I wonder what I could have done to protect myself - what I could have worn, said, or stopped doing to make those kids stop targeting me. I wonder how I could get that co-worker to stop giving me a hard time - or that fellow cast mate. The truth, I guess, is, you can stand up for yourself - but I think you have to know a little more about your bully.

Bullies are insecure people after all - with their own problems and fears. Is the answer to ask them what's really wrong? To reach out and help them? How long could/should you simply ignore a bully (especially if they are really threatening or abusive)?

Get an Adult? But what if you your bully is an adult, and you're an adult?

The problem with bullying is you never do grow out of it - bullies are more than a part of growing up - sometimes they are grown ups. The roles may reverse (with bullies getting picked on later or "wimps" growing into bullies over time), but in any case - it's not all schoolyard scuff-ups. Bullies lurk around every cubicle, parking lot and grocery aisle. Cyber bullying is a whole new way for jerks to get a platform - and a whole new way for others to be mistreated or targeted.

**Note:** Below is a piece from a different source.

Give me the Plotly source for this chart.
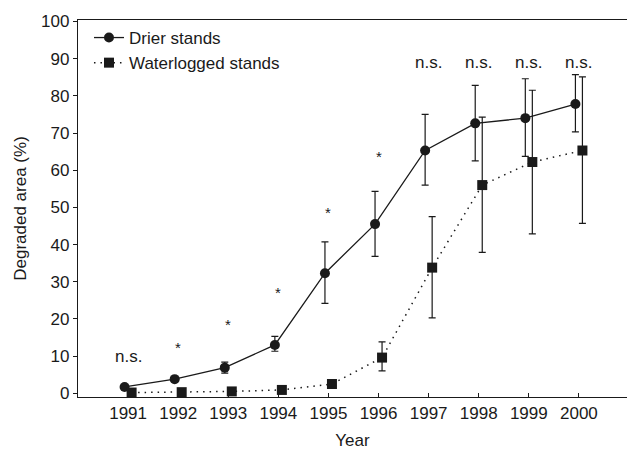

In any case - I will try to stand up for myself more - but more importantly, try NOT to bully anyone myself. It's one of those things that is hardest to recognize in yourself...but an easy thing to fix. Just stop.


1 comment:

  1. You are awesome Michelle. I too was bullied in high school and have been in the work place. Now, as the mother of an autistic little girl, I fear for her in school. I am blessed that this school system has a zero tolerance policy that I have witnessed play out (with a friend's son). An important thing to remember, bullies typically have parents who are bullies. I see this all the time. There was a woman at Shelby's school whose son was a bully (not in Shelby's class) and the mother attempted to bully other parents into playdates. It ended in a lawsuit by two of the parents and harrassment charges and the little boy was kicked out the school. Honestly, I'm not sure a school for developmentally disabled children was the best place to put this kid anyway (he is normally developing and it just happened to be close to where they lived and allows normally developing peers in the classroom for positive reinforcement) but I hope he is getting the court-ordered treatment that was handed down by a judge for the entire family. <3 Kristen H.